## [PROBLEM REQUIREMENTS]
Print the records below from the first line through the line containing "(13,9) -- (663,9);", both included, word for word.

## [INFORMATION SUPPLIED]
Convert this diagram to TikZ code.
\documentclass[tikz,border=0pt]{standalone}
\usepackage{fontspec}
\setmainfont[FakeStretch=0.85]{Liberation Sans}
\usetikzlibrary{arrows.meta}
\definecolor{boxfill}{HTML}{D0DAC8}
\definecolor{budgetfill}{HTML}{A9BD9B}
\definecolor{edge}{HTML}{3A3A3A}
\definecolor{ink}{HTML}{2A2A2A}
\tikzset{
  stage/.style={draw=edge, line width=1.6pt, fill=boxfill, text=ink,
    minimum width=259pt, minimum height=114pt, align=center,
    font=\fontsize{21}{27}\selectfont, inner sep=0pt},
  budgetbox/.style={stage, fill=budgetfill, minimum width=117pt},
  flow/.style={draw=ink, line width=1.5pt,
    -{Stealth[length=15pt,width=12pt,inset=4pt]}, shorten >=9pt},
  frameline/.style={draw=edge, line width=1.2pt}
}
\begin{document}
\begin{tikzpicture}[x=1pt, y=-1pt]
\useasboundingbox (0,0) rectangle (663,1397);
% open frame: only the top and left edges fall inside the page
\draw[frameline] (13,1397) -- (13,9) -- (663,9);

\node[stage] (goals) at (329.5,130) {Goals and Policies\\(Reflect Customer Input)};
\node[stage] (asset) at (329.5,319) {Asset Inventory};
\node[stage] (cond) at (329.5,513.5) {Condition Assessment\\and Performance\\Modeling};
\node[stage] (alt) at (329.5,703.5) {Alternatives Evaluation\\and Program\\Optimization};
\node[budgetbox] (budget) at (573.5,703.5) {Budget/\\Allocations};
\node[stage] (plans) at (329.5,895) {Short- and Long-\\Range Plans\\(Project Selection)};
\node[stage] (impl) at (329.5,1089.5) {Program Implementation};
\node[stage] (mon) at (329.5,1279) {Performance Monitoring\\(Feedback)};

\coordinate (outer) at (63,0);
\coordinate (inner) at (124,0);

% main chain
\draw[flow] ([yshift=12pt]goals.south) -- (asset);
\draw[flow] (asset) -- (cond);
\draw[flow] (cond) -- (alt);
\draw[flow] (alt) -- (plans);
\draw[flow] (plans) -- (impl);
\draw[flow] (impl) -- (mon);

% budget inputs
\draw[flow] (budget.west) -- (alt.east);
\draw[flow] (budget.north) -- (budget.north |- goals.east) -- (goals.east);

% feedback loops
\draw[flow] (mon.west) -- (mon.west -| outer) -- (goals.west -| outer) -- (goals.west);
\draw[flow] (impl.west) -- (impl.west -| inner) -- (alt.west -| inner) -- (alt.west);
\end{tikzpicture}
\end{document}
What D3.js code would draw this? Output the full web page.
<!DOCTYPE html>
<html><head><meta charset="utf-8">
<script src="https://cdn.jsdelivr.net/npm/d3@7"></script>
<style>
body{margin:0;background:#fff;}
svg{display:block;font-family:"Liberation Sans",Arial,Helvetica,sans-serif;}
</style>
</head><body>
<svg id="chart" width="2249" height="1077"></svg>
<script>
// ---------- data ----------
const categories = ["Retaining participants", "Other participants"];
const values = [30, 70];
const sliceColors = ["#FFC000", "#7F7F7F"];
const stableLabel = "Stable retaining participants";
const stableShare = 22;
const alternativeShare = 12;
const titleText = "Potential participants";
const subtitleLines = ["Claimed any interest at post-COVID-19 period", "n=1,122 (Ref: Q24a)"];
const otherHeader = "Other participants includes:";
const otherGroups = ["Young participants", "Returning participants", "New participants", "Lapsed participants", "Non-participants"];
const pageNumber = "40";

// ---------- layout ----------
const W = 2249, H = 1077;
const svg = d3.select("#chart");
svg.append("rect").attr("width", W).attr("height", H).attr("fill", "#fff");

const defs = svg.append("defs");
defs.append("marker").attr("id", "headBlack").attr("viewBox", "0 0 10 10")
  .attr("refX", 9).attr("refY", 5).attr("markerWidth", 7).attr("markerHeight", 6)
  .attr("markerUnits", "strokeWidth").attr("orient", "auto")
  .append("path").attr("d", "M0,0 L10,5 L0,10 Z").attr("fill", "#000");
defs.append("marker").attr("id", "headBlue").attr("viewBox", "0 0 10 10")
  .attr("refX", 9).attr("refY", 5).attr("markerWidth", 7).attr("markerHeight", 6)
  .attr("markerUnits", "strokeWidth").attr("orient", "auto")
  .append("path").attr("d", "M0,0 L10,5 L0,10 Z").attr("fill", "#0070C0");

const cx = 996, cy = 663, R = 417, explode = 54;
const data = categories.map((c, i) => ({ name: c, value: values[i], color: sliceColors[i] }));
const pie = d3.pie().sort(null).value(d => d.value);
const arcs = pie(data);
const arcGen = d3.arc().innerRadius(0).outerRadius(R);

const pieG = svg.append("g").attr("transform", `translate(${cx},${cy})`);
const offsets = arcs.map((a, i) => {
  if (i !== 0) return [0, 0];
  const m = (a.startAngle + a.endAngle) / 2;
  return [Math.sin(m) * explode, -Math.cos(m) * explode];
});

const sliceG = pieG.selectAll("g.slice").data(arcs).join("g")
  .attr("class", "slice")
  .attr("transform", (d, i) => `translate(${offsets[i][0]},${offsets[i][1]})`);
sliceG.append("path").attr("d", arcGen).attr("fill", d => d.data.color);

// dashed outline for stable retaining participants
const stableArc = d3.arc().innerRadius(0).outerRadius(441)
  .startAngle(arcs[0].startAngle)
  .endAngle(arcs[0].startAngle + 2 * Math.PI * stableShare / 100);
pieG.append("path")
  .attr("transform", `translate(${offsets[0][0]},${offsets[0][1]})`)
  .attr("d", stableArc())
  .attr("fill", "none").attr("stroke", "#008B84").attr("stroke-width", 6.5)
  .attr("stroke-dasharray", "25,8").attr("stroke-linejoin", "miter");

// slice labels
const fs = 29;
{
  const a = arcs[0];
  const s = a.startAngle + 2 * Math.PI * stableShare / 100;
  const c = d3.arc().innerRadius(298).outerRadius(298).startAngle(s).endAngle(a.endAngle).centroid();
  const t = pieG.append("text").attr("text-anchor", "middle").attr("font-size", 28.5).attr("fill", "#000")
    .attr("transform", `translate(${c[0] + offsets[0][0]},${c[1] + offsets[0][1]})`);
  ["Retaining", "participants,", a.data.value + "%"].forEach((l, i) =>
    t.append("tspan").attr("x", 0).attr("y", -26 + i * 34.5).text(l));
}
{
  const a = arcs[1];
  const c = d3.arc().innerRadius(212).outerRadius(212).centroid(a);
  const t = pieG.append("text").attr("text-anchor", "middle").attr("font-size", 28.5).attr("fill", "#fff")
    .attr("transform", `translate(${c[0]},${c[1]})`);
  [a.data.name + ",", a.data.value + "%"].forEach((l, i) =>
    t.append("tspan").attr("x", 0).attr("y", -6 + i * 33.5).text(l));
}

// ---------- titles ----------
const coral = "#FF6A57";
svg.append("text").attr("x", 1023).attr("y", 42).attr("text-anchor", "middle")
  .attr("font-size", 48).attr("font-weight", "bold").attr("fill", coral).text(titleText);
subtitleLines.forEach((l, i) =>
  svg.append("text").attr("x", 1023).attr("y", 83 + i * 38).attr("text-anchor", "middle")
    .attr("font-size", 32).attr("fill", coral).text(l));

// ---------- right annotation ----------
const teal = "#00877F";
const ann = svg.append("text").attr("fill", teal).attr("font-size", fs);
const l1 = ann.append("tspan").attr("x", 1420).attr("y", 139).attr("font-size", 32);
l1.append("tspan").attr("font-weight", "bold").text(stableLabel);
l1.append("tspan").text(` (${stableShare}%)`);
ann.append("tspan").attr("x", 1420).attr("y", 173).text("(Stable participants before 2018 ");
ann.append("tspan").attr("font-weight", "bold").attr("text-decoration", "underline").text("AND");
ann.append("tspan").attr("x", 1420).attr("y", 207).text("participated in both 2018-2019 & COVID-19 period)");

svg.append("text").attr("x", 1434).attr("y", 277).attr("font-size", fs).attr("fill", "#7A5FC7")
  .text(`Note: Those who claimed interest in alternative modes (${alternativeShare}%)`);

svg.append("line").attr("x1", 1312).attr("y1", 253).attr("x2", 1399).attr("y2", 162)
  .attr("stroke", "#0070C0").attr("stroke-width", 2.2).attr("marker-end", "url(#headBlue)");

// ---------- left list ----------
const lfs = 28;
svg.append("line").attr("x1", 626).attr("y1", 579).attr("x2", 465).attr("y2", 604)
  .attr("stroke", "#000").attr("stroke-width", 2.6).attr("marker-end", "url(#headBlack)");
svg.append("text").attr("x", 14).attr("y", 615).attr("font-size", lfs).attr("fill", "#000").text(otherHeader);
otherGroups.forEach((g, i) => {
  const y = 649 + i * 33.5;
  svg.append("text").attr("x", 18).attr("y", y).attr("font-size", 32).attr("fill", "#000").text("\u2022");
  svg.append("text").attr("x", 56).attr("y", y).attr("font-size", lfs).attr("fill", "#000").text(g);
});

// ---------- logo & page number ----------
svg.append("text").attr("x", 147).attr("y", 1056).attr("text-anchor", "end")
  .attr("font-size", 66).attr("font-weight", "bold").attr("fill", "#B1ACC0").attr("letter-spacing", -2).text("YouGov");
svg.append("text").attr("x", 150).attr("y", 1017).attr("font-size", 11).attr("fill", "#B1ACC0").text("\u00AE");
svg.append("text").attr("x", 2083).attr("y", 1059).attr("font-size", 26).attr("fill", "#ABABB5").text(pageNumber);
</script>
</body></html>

## [OUTPUT OF THE TASK]
Convert this diagram to TikZ code.
\documentclass[tikz,border=0pt]{standalone}
\usepackage{fontspec}
\setmainfont[FakeStretch=0.85]{Liberation Sans}
\usetikzlibrary{arrows.meta}
\definecolor{boxfill}{HTML}{D0DAC8}
\definecolor{budgetfill}{HTML}{A9BD9B}
\definecolor{edge}{HTML}{3A3A3A}
\definecolor{ink}{HTML}{2A2A2A}
\tikzset{
  stage/.style={draw=edge, line width=1.6pt, fill=boxfill, text=ink,
    minimum width=259pt, minimum height=114pt, align=center,
    font=\fontsize{21}{27}\selectfont, inner sep=0pt},
  budgetbox/.style={stage, fill=budgetfill, minimum width=117pt},
  flow/.style={draw=ink, line width=1.5pt,
    -{Stealth[length=15pt,width=12pt,inset=4pt]}, shorten >=9pt},
  frameline/.style={draw=edge, line width=1.2pt}
}
\begin{document}
\begin{tikzpicture}[x=1pt, y=-1pt]
\useasboundingbox (0,0) rectangle (663,1397);
% open frame: only the top and left edges fall inside the page
\draw[frameline] (13,1397) -- (13,9) -- (663,9);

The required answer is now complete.